Indian intelligence agencies had flagged members of two Bangladeshi terrorist groups, Jamaat-ul Mujahideen Bangladesh and Ansarullah Bangla Team, as being behind the recent anti-wakf board violence at Murshidabad in West Bengal. There is no doubt that there is a large presence of illegal Bangladeshis in West Bengal’s border districts. Dacca objected to being named.

India’s anti-illegal immigration drive has resulted in pushing back illegal Bangladeshi migrants settled in various parts of the country. There are reports emerging of Bangladesh border guards refusing to let them enter as also of anger within the Yunus administration.

Politically, banning of the Awami League from participating in elections as also commencing the absentee trial of Sheikh Hasina have not gone down well with India. India has firmly turned down repatriation of Sheikh Hasina. It is known that Yunus always had political ambitions, which were thwarted by Hasina, hence his revenge act.

The political environment in Bangladesh is anything but stable. The Bangladesh Nationalist Party (BNP) has lost ground over the years. The banning of Sheikh Hasina’s Awami League opens doors for the emergence of JeI as a political force. Such an action would push Bangladesh towards Islamization and closer to Pakistan.
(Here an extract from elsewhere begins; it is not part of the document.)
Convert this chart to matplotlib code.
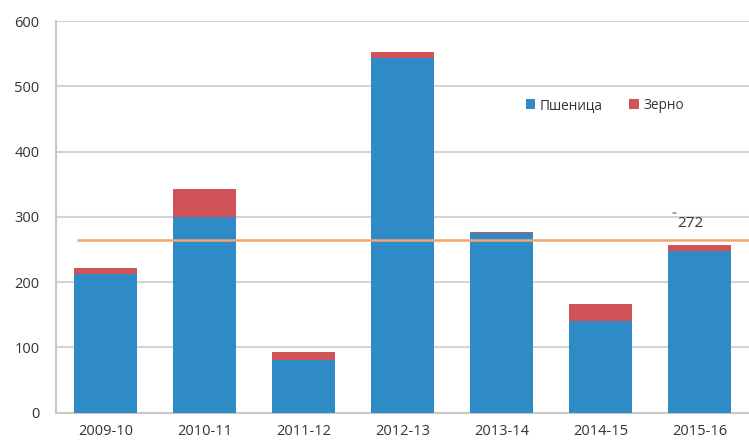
import matplotlib.pyplot as plt
import numpy as np

seasons = ["2009-10", "2010-11", "2011-12", "2012-13", "2013-14", "2014-15", "2015-16"]
wheat = [212, 300, 81, 544, 275, 141, 248]
grain = [10, 42, 11, 8, 2, 25, 9]
avg_line = 265
avg_label = "272"

plt.rcParams['font.family'] = ['Open Sans', 'DejaVu Sans']

fig = plt.figure(figsize=(7.49, 4.43), dpi=100)
ax = fig.add_axes([0.0748, 0.0688, 0.9252, 0.8837])

x = np.arange(len(seasons))
ax.bar(x, wheat, width=0.64, color="#2E8BC6", label="Пшеница", zorder=3)
ax.bar(x, grain, width=0.64, bottom=wheat, color="#D05457", label="Зерно", zorder=3)

ax.hlines(avg_line, -0.29, 6.5, color="#F2A46E", lw=1.8, zorder=4)
ax.text(5.72, 297, "˜", fontsize=8, color="#404040", ha="left", va="center")
ax.text(5.78, 290, avg_label, fontsize=11, color="#333333", ha="left", va="center")

ax.set_xlim(-0.5, 6.5)
ax.set_ylim(0, 600)
ax.set_yticks(range(0, 601, 100))
ax.set_xticks(x)
ax.set_xticklabels(seasons)
ax.tick_params(axis="both", length=0, labelsize=10.5, colors="#333333")
ax.tick_params(axis="y", pad=12)
ax.tick_params(axis="x", pad=8)
ax.grid(axis="y", color="#D4D4D4", lw=1.5, zorder=0)
for s in ["top", "right"]:
    ax.spines[s].set_visible(False)
ax.spines["left"].set_color("#C8C8C8")
ax.spines["left"].set_linewidth(1.5)
ax.spines["bottom"].set_color("#C8C8C8")
ax.spines["bottom"].set_linewidth(1.5)

ax.legend(loc="center left", bbox_to_anchor=(0.66, 0.785), ncol=2, frameon=False,
          fontsize=9.8, handlelength=0.7, handleheight=0.7, handletextpad=0.3,
          columnspacing=2.0, labelcolor="#333333")

fig.savefig("out.png", dpi=100)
This appears to be the game plan of Yunus.

Added are his disagreements with the army. Yunus’s intent to open a humanitarian corridor for Rohingya refugees is the latest flashpoint with the army. The corridor is the desire of the UN but a security concern for Bangladesh, which the army refused to back. An army spokesperson mentioned, ‘There will be no corridor. The sovereignty of Bangladesh is not negotiable.’ It is currently on hold.

The other disagreement was the leasing of the Chittagong Port to a Dubai-based global logistics company, DP World, as part of a government-to-government (G2G) agreement. The army considers it a security risk. Yunus’s decision to conduct elections in Feb next year is against the army’s demand for it this year end.
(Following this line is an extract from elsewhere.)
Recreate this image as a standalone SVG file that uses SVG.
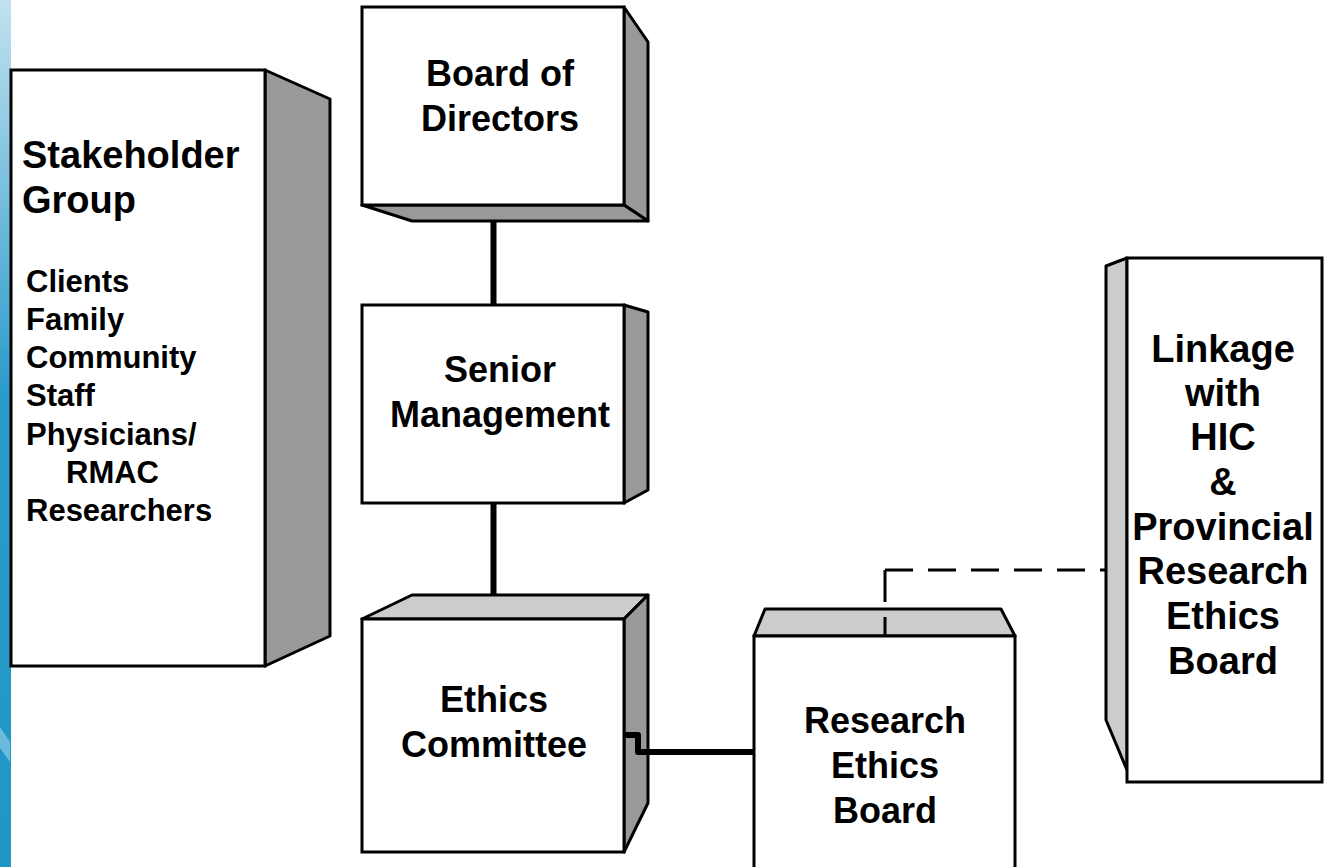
<svg xmlns="http://www.w3.org/2000/svg" width="1324" height="867" viewBox="0 0 1324 867">
<defs>
<linearGradient id="strip" x1="0" y1="0" x2="0" y2="1">
<stop offset="0" stop-color="#c2e2ef"/>
<stop offset="0.45" stop-color="#2c9bcb"/>
<stop offset="1" stop-color="#1f96c5"/>
</linearGradient>
</defs>
<style>
.face{fill:#ffffff;stroke:#000;stroke-width:3;stroke-linejoin:miter}
.dark{fill:#999999;stroke:#000;stroke-width:3;stroke-linejoin:round}
.light{fill:#cccccc;stroke:#000;stroke-width:3;stroke-linejoin:round}
.t{font-family:"Liberation Sans",Arial,sans-serif;font-weight:bold;font-size:36px;fill:#000;text-anchor:middle}
.tk{font-family:"Liberation Sans",Arial,sans-serif;font-weight:bold;font-size:38px;fill:#000;text-anchor:middle}
.ts{font-family:"Liberation Sans",Arial,sans-serif;font-weight:bold;font-size:38px;fill:#000}
.tl{font-family:"Liberation Sans",Arial,sans-serif;font-weight:bold;font-size:31px;fill:#000}
.conn{fill:none;stroke:#000;stroke-width:6}
.dash{fill:none;stroke:#000;stroke-width:3}
</style>
<rect width="1324" height="867" fill="#ffffff"/>
<rect x="0" y="0" width="11" height="867" fill="url(#strip)"/>
<polygon points="0,727 10,742 10,762 0,748" fill="#6bbbdc"/>

<g id="stakeholder">
<polygon class="dark" points="265,70 330,99 330,636 265,666"/>
<rect class="face" x="11" y="70" width="254" height="596"/>
<text class="ts" x="22" y="168">Stakeholder</text>
<text class="ts" x="22" y="213">Group</text>
<text class="tl" x="26" y="292">Clients</text>
<text class="tl" x="26" y="330">Family</text>
<text class="tl" x="26" y="368">Community</text>
<text class="tl" x="26" y="406">Staff</text>
<text class="tl" x="26" y="445">Physicians/</text>
<text class="tl" x="66" y="483">RMAC</text>
<text class="tl" x="26" y="521">Researchers</text>
</g>

<g id="board">
<polygon class="dark" points="624,7 648,42 648,221 624,205"/>
<polygon class="dark" points="362,205 624,205 648,221 412,221"/>
<rect class="face" x="362" y="7" width="262" height="198"/>
<text class="t" x="500" y="86">Board of</text>
<text class="t" x="500" y="131">Directors</text>
</g>

<g id="senior">
<polygon class="dark" points="624,305 648,312 648,490 624,503"/>
<rect class="face" x="362" y="305" width="262" height="198"/>
<text class="t" x="500" y="382">Senior</text>
<text class="t" x="500" y="427">Management</text>
</g>

<g id="ethics-committee">
<polygon class="light" points="362,619 412,595 648,595 624,619"/>
<polygon class="dark" points="624,619 648,595 648,803 624,852"/>
<rect class="face" x="362" y="619" width="262" height="233"/>
<text class="t" x="494" y="712">Ethics</text>
<text class="t" x="494" y="757">Committee</text>
</g>

<g id="research-ethics-board">
<polygon class="light" points="754,636 765,609 1001,609 1015,636"/>
<rect class="face" x="754" y="636" width="261" height="240"/>
<text class="t" x="885" y="733">Research</text>
<text class="t" x="885" y="778">Ethics</text>
<text class="t" x="885" y="823">Board</text>
</g>

<g id="linkage">
<polygon class="light" points="1127,258 1106,266 1106,720 1127,770"/>
<rect class="face" x="1127" y="258" width="195" height="524"/>
<text class="tk" x="1223" y="362">Linkage</text>
<text class="tk" x="1223" y="406">with</text>
<text class="tk" x="1223" y="450">HIC</text>
<text class="tk" x="1223" y="495">&amp;</text>
<text class="tk" x="1223" y="540">Provincial</text>
<text class="tk" x="1223" y="584">Research</text>
<text class="tk" x="1223" y="629">Ethics</text>
<text class="tk" x="1223" y="674">Board</text>
</g>

<g id="connectors">
<line class="conn" x1="493.5" y1="222" x2="493.5" y2="305"/>
<line class="conn" x1="493.5" y1="503" x2="493.5" y2="595"/>
<path class="conn" d="M625,735 H638 V752 H755" stroke-linejoin="round"/>
<line class="dash" x1="885" y1="570" x2="885" y2="636" stroke-dasharray="32 15"/>
<line class="dash" x1="885" y1="570" x2="1105" y2="570" stroke-dasharray="28 15"/>
</g>
</svg>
Yunus had threatened to resign, when pressured by the army, but was prevented by the JeI and its student wing. Violence continues in the country, with the government unable to control it. The army remains deployed to maintain law and order. The economy is sinking with its garment exports receding. The gains that the country made over decades are being pushed back due to Yunus seeking revenge and supporting Bangladesh becoming an Islamist state under JeI.

Yunus has no intent on remaining in the country till the end. He will, after pushing the JeI to power and extracting revenge against those who thwarted his political career, move back to the UK or US, where he has substantial investments. Neither will his family reside in the country. Bangladesh would be pushed into an abyss from which re-emergence will need strong political determination.

There have been reports of US teams landing in Dacca and moving to Cox’s bazar. It is possible that they are there to support the largely Christian Kuki-Chin rebels of Myanmar currently battling the Myanmar army, hoping to bring about a regime change. The US intent appears to be to interrupt the Chinese backed CMEC (China Myanmar Economic Corridor). Bangladesh ports overlook the Rakhine region of Myanmar where the CMEC emerges. India and China both have close ties with the current Myanmar leadership and hence do not support regime change.           

New Delhi has been regularly conveying its displeasure to Bangladesh on actions impacting India’s security as also attacks on minorities. The last high-level interactions, held in Bangkok, involved NSAs, EAMs and the PMs. These were utilized to convey warnings to Bangladesh that India could retaliate in case its core concerns are not addressed. While India kept hinting about acting, Bangladesh continued taking it for granted, certain it could play the China card.

          India’s first warning shot was stopping free transshipment facility for Bangladesh, granted during COVID, enabling them to export goods to third countries via Indian ports, and airports without payment. India had also provided Bangladeshi goods tariff-free access to Indian markets.

India has multiple cards up its sleeve. Each could impact Bangladesh adversely. After all, it is surrounded by India. New Delhi too wishes to avoid another emerging Pakistan front. Taking the hint should be enough for Dacca. The question is whether it would?